There are two aspects to this question. First, regardless of the timescale over which mood symptoms evolve, decoding depends on having sufficient spatial resolution and signal quality to reliably capture relevant neural patterns. Our current work, and that of others, has demonstrated encouraging results using clinically available electrodes. At the same time, higher-resolution recordings provide an opportunity to investigate whether finer spatial detail and larger channel counts can improve the precision and reliability of decoding.

Second, although mood symptoms may appear slow-moving at the behavioral level, they likely reflect interactions among distributed neural populations operating across multiple spatial and temporal scales. This complexity can make it challenging to distinguish natural emotional variation from pathological symptom states. High-resolution interfaces offer fine-grained spatial and temporal measurements that may reveal additional structure in these distributed dynamics. Importantly, these emerging tools make it possible to systematically examine whether increased spatial or temporal resolution enhances our ability to track symptom states and guide personalized interventions that are responsive over time.

Does this require targeting deep, hard-to-reach areas of the brain?

There are two related questions here: where to target for stimulation, and where to sense activity for decoding and biomarker tracking. Historically, many deep brain stimulation studies have focused on subcortical structures for stimulation. However, there is growing evidence that meaningful information about internal states can be decoded from cortical activity as well. Increasingly, mental health conditions are understood to involve distributed networks spanning both cortical and subcortical regions, rather than being confined to a single anatomical location.

Motivated by this network perspective, we and others have developed AI-based modeling approaches that can integrate high-dimensional neural activity across regions and scales. At present, it remains an open scientific question which brain areas, and which combinations of sensing and stimulation sites, are optimal for decoding and modulating specific symptom states. In some cases, cortical sensing may provide meaningful information for tracking symptom states, while stimulation targets may reside in deeper circuits. These decisions will ultimately depend on careful clinical and scientific evaluation, which may be facilitated by new technologies.

How does this differ from existing treatments like medication or standard DBS?

Many current treatments, such as medications or traditional DBS, operate in an open-loop manner - meaning they deliver intervention according to pre-set parameters without continuously adjusting based on real-time measurements of the patient’s brain activity. A closed-loop approach, by contrast, incorporates ongoing neural feedback to adjust intervention dynamically based on measured changes in brain state. This feedback comes from decoding patterns of neural activity.

In this sense, a closed-loop system functions more like a thermostat that maintains a stable temperature by responding to changing conditions, rather than a heater that runs continuously regardless of need. By responding to shifts in brain dynamics, intervention can be tailored more precisely overtime to the individual and their evolving symptoms.

Is it possible to "decode" something as personal as a human emotion?
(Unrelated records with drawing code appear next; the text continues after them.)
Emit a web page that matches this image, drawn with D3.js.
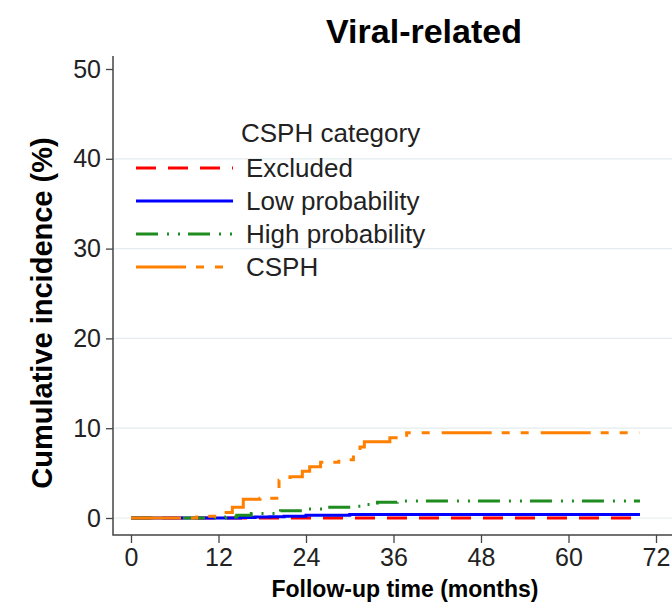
<!DOCTYPE html>
<html>
<head>
<meta charset="utf-8">
<script src="https://cdn.jsdelivr.net/npm/d3@7"></script>
<style>
  body { margin: 0; background: #fff; }
  text { font-family: "Liberation Sans", Arial, sans-serif; }
</style>
</head>
<body>
<script>
// data (months, cumulative incidence %)
var xTicks = [0, 12, 24, 36, 48, 60, 72]
var yTicks = [0, 10, 20, 30, 40, 50]

var excludedT = [0, 68.7]
var excludedV = [0, 0]

var lowT = [0, 15, 17, 19, 21, 24, 30, 69.8]
var lowV = [0, 0.05, 0.1, 0.15, 0.2, 0.3, 0.38, 0.38]

var highT = [0, 13, 14.5, 16.5, 20.5, 24, 27, 30.5, 32, 33.8, 36.5, 69.8]
var highV = [0, 0.1, 0.3, 0.5, 0.8, 1.0, 1.2, 1.3, 1.5, 1.75, 1.9, 1.9]

var csphT = [0, 9, 10, 11.8, 13.9, 15.4, 17.7, 20, 20.3, 21.8, 23.5, 24.5, 26, 28.5, 30.5, 31.4, 32, 35.5, 37.8, 69.8]
var csphV = [0, 0.1, 0.2, 0.6, 1.2, 2.1, 2.2, 3.0, 4.2, 4.6, 5.2, 5.7, 6.2, 6.5, 6.8, 7.9, 8.5, 8.95, 9.5, 9.5]

var seriesNames = ["Excluded", "Low probability", "High probability", "CSPH"]

var width = 672
var height = 606

var svg = d3.select('body').append('svg')
    .attr('width', width)
    .attr('height', height)

var x = d3.scaleLinear().domain([0, 72]).range([131, 656])
var y = d3.scaleLinear().domain([0, 50]).range([518, 69])

var axisX = 113, axisY = 535

// gridlines
svg.selectAll('.grid')
    .data(yTicks.filter(function (d) { return d < 50 }))
    .enter().append('line')
    .attr('x1', axisX).attr('x2', width)
    .attr('y1', function (d) { return y(d) }).attr('y2', function (d) { return y(d) })
    .style('stroke', '#e3ecee').style('stroke-width', 1.2)

// axes
var gy = svg.append('g')
    .attr('transform', 'translate(' + axisX + ',0)')
    .call(d3.axisLeft(y).tickValues(yTicks).tickSize(7).tickPadding(5))
var gx = svg.append('g')
    .attr('transform', 'translate(0,' + axisY + ')')
    .call(d3.axisBottom(x).tickValues(xTicks).tickSize(8).tickPadding(5))

;[gx, gy].forEach(function (g) {
    g.select('.domain').remove()
    g.selectAll('line').style('stroke', '#444').style('stroke-width', 1.3)
    g.selectAll('text').style('font-size', '25px').style('fill', '#222')
        .style('font-family', '"Liberation Sans", Arial, sans-serif')
})

svg.append('path')
    .attr('d', 'M' + axisX + ',56V' + axisY + 'H' + width)
    .style('fill', 'none').style('stroke', '#444').style('stroke-width', 1.5)

// lines
var line = d3.line()
    .x(function (d) { return x(d[0]) })
    .y(function (d) { return y(d[1]) })
    .curve(d3.curveStepAfter)

var styles = [
    { color: '#ff0000', dash: '20,12' },
    { color: '#0000ff', dash: null },
    { color: '#1e8c1e', dash: '22,9,2,9,2,8' },
    { color: '#ff8000', dash: '50,10,8,11,8,12' }
]

var series = [
    d3.zip(excludedT, excludedV),
    d3.zip(lowT, lowV),
    d3.zip(highT, highV),
    d3.zip(csphT, csphV)
]

series.forEach(function (s, i) {
    svg.append('path')
        .attr('d', line(s))
        .style('fill', 'none')
        .style('stroke', styles[i].color)
        .style('stroke-width', 3)
        .style('stroke-dasharray', styles[i].dash)
})

// legend
svg.append('text')
    .attr('x', 241).attr('y', 142)
    .style('font-size', '26px').style('fill', '#222')
    .text('CSPH category')

var legendY = [168, 201, 234, 267]
seriesNames.forEach(function (name, i) {
    svg.append('line')
        .attr('x1', 136).attr('x2', 233)
        .attr('y1', legendY[i]).attr('y2', legendY[i])
        .style('stroke', styles[i].color)
        .style('stroke-width', 3)
        .style('stroke-dasharray', styles[i].dash)
    svg.append('text')
        .attr('x', 246).attr('y', legendY[i] + 9)
        .style('font-size', '26px').style('fill', '#222')
        .text(name)
})

// titles
svg.append('text')
    .attr('x', 424).attr('y', 43)
    .attr('text-anchor', 'middle')
    .style('font-size', '34px').style('font-weight', 'bold')
    .text('Viral-related')

svg.append('text')
    .attr('x', 405).attr('y', 597)
    .attr('text-anchor', 'middle')
    .style('font-size', '23px').style('font-weight', 'bold')
    .text('Follow-up time (months)')

svg.append('text')
    .attr('transform', 'translate(52,313) rotate(-90)')
    .attr('text-anchor', 'middle')
    .style('font-size', '29px').style('font-weight', 'bold')
    .text('Cumulative incidence (%)')
</script>
</body>
</html>
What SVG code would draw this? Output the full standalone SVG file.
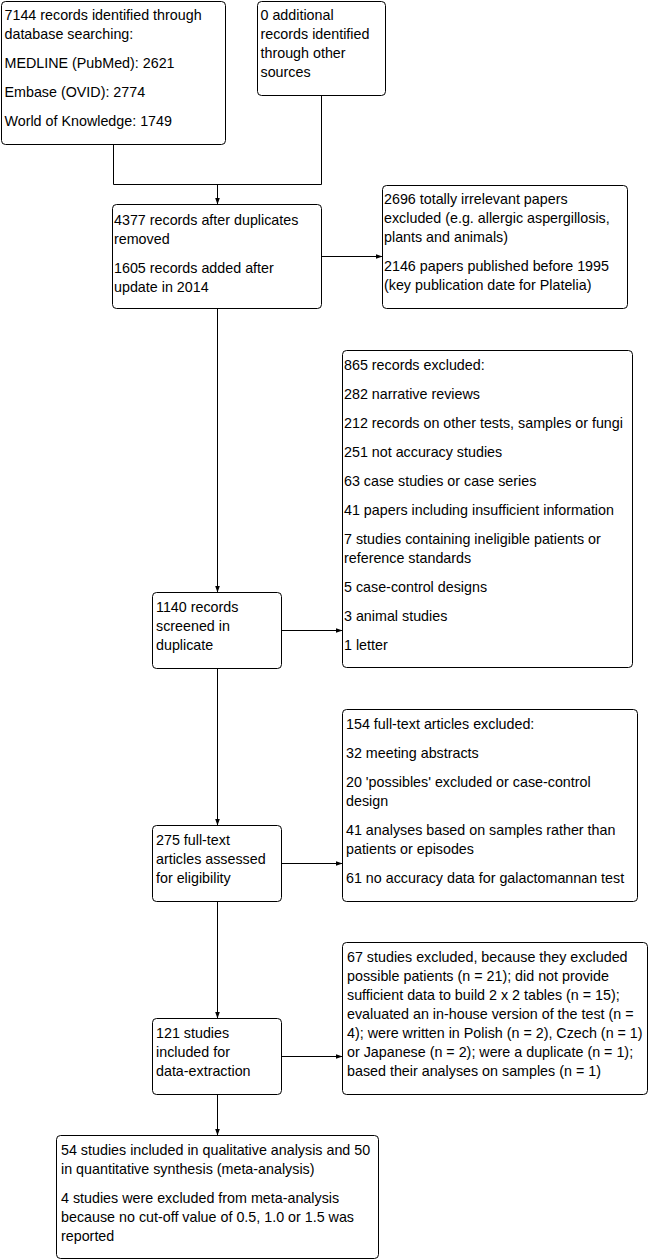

We aren't reading thoughts. Rather, we are identifying physiological patterns associated with clinically meaningful symptoms. Using AI to detect patterns in neural activity may allow clinicians to objectively track how a patient’s brain state changes over time and in response to therapy. This approach can enhance assessment by complementing subjective self-reports with continuous, objective brain measurements, helping guide treatment decisions in a more timely and data-driven manner.